Job:
Omit all images. Transcribe the rest of the material below exactly.

Extracted entries:

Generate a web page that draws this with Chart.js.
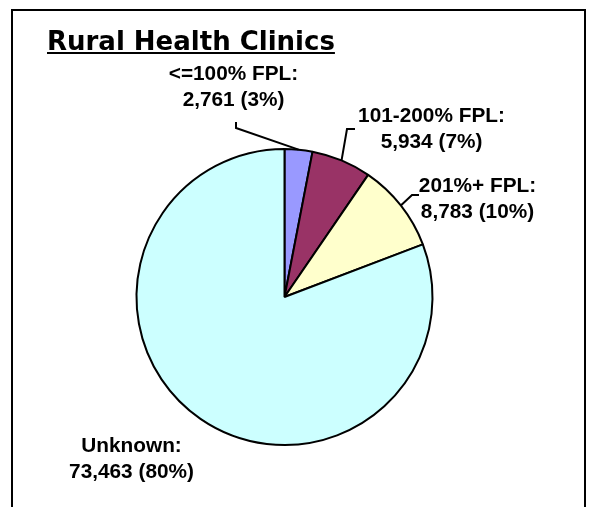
<!DOCTYPE html>
<html lang="en">
<head>
  <meta charset="UTF-8">
  <title>Rural Health Clinics</title>
  <script src="https://cdn.jsdelivr.net/npm/chart.js"></script>
  <style>
    html, body { margin: 0; padding: 0; background: #fff; }
    #wrap { width: 589px; height: 507px; }
  </style>
</head>
<body>
  <div id="wrap"><canvas id="fplChart" width="589" height="507"></canvas></div>

  <script>
    const chartTitle = 'Rural Health Clinics';
    const categories = ['<=100% FPL:', '101-200% FPL:', '201%+ FPL:', 'Unknown:'];
    const patientCounts = [2761, 5934, 8783, 73463];
    const percentLabels = ['3%', '7%', '10%', '80%'];
    const sliceColors = ['#9999FF', '#993366', '#FFFFCC', '#CCFFFF'];

    // where each label sits, relative to the pie centre (text layout only)
    const labelPlaces = [
      { dx: -51, dy: -217, leader: [[-48.5, -175], [-48.5, -169]] },
      { dx: 147, dy: -175, leader: [[70.5, -168], [62.5, -168]] },
      { dx: 193, dy: -105, leader: [[134.5, -102], [127.5, -102]] },
      { dx: -153, dy: 155, leader: null }
    ];

    function fmt(n) {
      return n.toLocaleString('en-US');
    }

    const decorations = {
      id: 'decorations',
      beforeDraw(chart) {
        const ctx = chart.ctx;
        ctx.save();
        ctx.fillStyle = '#fff';
        ctx.fillRect(0, 0, chart.width, chart.height);
        // frame, open at the bottom
        ctx.strokeStyle = '#000';
        ctx.lineWidth = 2;
        ctx.beginPath();
        ctx.moveTo(12, chart.height + 5);
        ctx.lineTo(12, 10);
        ctx.lineTo(585, 10);
        ctx.lineTo(585, chart.height + 5);
        ctx.stroke();
        // underlined title
        ctx.fillStyle = '#000';
        ctx.font = 'bold 26px "DejaVu Sans"';
        ctx.textBaseline = 'alphabetic';
        ctx.textAlign = 'left';
        ctx.fillText(chartTitle, 47, 50);
        const w = ctx.measureText(chartTitle).width;
        ctx.fillRect(47, 52, w, 2);
        ctx.restore();
      },
      afterDatasetsDraw(chart) {
        const ctx = chart.ctx;
        const arcs = chart.getDatasetMeta(0).data;
        ctx.save();
        ctx.fillStyle = '#000';
        ctx.strokeStyle = '#000';
        ctx.lineWidth = 2;
        arcs.forEach((arc, i) => {
          const p = arc.getProps(['x', 'y', 'startAngle', 'endAngle', 'outerRadius'], true);
          const place = labelPlaces[i];
          const tx = p.x + place.dx;
          const ty = p.y + place.dy;
          // labels are a touch wider than plain Arial bold
          ctx.save();
          ctx.translate(tx, ty);
          ctx.scale(1.04, 1);
          ctx.font = 'bold 20px "Liberation Sans", Arial, sans-serif';
          ctx.textAlign = 'center';
          ctx.textBaseline = 'alphabetic';
          ctx.fillText(categories[i], 0, 0);
          ctx.fillText(fmt(patientCounts[i]) + ' (' + percentLabels[i] + ')', 0, 26);
          ctx.restore();
          if (place.leader) {
            const mid = (p.startAngle + p.endAngle) / 2;
            ctx.beginPath();
            ctx.moveTo(p.x + place.leader[0][0], p.y + place.leader[0][1]);
            ctx.lineTo(p.x + place.leader[1][0], p.y + place.leader[1][1]);
            ctx.lineTo(p.x + Math.cos(mid) * p.outerRadius, p.y + Math.sin(mid) * p.outerRadius);
            ctx.stroke();
          }
        });
        ctx.restore();
      }
    };

    new Chart(document.getElementById('fplChart').getContext('2d'), {
      type: 'pie',
      data: {
        labels: categories,
        datasets: [{
          data: patientCounts,
          backgroundColor: sliceColors,
          borderColor: '#000',
          borderWidth: 2
        }]
      },
      options: {
        responsive: false,
        animation: false,
        layout: { padding: { left: 135.5, right: 155.5, top: 148, bottom: 61 } },
        plugins: {
          legend: { display: false },
          tooltip: { enabled: false },
          title: { display: false }
        }
      },
      plugins: [decorations]
    });
  </script>
</body>
</html>
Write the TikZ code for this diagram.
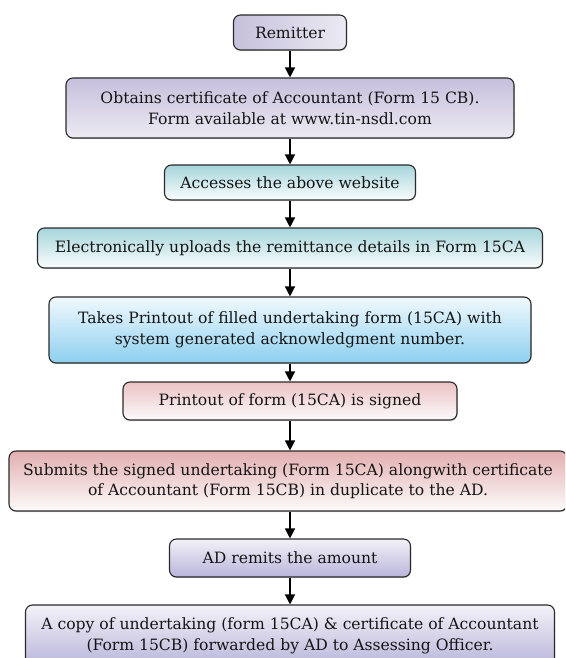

Output for this task:
Generate a web page that draws this with Chart.js.
<!DOCTYPE html>
<html lang="en">
<head>
  <meta charset="UTF-8">
  <title>Rural Health Clinics</title>
  <script src="https://cdn.jsdelivr.net/npm/chart.js"></script>
  <style>
    html, body { margin: 0; padding: 0; background: #fff; }
    #wrap { width: 589px; height: 507px; }
  </style>
</head>
<body>
  <div id="wrap"><canvas id="fplChart" width="589" height="507"></canvas></div>

  <script>
    const chartTitle = 'Rural Health Clinics';
    const categories = ['<=100% FPL:', '101-200% FPL:', '201%+ FPL:', 'Unknown:'];
    const patientCounts = [2761, 5934, 8783, 73463];
    const percentLabels = ['3%', '7%', '10%', '80%'];
    const sliceColors = ['#9999FF', '#993366', '#FFFFCC', '#CCFFFF'];

    // where each label sits, relative to the pie centre (text layout only)
    const labelPlaces = [
      { dx: -51, dy: -217, leader: [[-48.5, -175], [-48.5, -169]] },
      { dx: 147, dy: -175, leader: [[70.5, -168], [62.5, -168]] },
      { dx: 193, dy: -105, leader: [[134.5, -102], [127.5, -102]] },
      { dx: -153, dy: 155, leader: null }
    ];

    function fmt(n) {
      return n.toLocaleString('en-US');
    }

    const decorations = {
      id: 'decorations',
      beforeDraw(chart) {
        const ctx = chart.ctx;
        ctx.save();
        ctx.fillStyle = '#fff';
        ctx.fillRect(0, 0, chart.width, chart.height);
        // frame, open at the bottom
        ctx.strokeStyle = '#000';
        ctx.lineWidth = 2;
        ctx.beginPath();
        ctx.moveTo(12, chart.height + 5);
        ctx.lineTo(12, 10);
        ctx.lineTo(585, 10);
        ctx.lineTo(585, chart.height + 5);
        ctx.stroke();
        // underlined title
        ctx.fillStyle = '#000';
        ctx.font = 'bold 26px "DejaVu Sans"';
        ctx.textBaseline = 'alphabetic';
        ctx.textAlign = 'left';
        ctx.fillText(chartTitle, 47, 50);
        const w = ctx.measureText(chartTitle).width;
        ctx.fillRect(47, 52, w, 2);
        ctx.restore();
      },
      afterDatasetsDraw(chart) {
        const ctx = chart.ctx;
        const arcs = chart.getDatasetMeta(0).data;
        ctx.save();
        ctx.fillStyle = '#000';
        ctx.strokeStyle = '#000';
        ctx.lineWidth = 2;
        arcs.forEach((arc, i) => {
          const p = arc.getProps(['x', 'y', 'startAngle', 'endAngle', 'outerRadius'], true);
          const place = labelPlaces[i];
          const tx = p.x + place.dx;
          const ty = p.y + place.dy;
          // labels are a touch wider than plain Arial bold
          ctx.save();
          ctx.translate(tx, ty);
          ctx.scale(1.04, 1);
          ctx.font = 'bold 20px "Liberation Sans", Arial, sans-serif';
          ctx.textAlign = 'center';
          ctx.textBaseline = 'alphabetic';
          ctx.fillText(categories[i], 0, 0);
          ctx.fillText(fmt(patientCounts[i]) + ' (' + percentLabels[i] + ')', 0, 26);
          ctx.restore();
          if (place.leader) {
            const mid = (p.startAngle + p.endAngle) / 2;
            ctx.beginPath();
            ctx.moveTo(p.x + place.leader[0][0], p.y + place.leader[0][1]);
            ctx.lineTo(p.x + place.leader[1][0], p.y + place.leader[1][1]);
            ctx.lineTo(p.x + Math.cos(mid) * p.outerRadius, p.y + Math.sin(mid) * p.outerRadius);
            ctx.stroke();
          }
        });
        ctx.restore();
      }
    };

    new Chart(document.getElementById('fplChart').getContext('2d'), {
      type: 'pie',
      data: {
        labels: categories,
        datasets: [{
          data: patientCounts,
          backgroundColor: sliceColors,
          borderColor: '#000',
          borderWidth: 2
        }]
      },
      options: {
        responsive: false,
        animation: false,
        layout: { padding: { left: 135.5, right: 155.5, top: 148, bottom: 61 } },
        plugins: {
          legend: { display: false },
          tooltip: { enabled: false },
          title: { display: false }
        }
      },
      plugins: [decorations]
    });
  </script>
</body>
</html>
Write the TikZ code for this diagram.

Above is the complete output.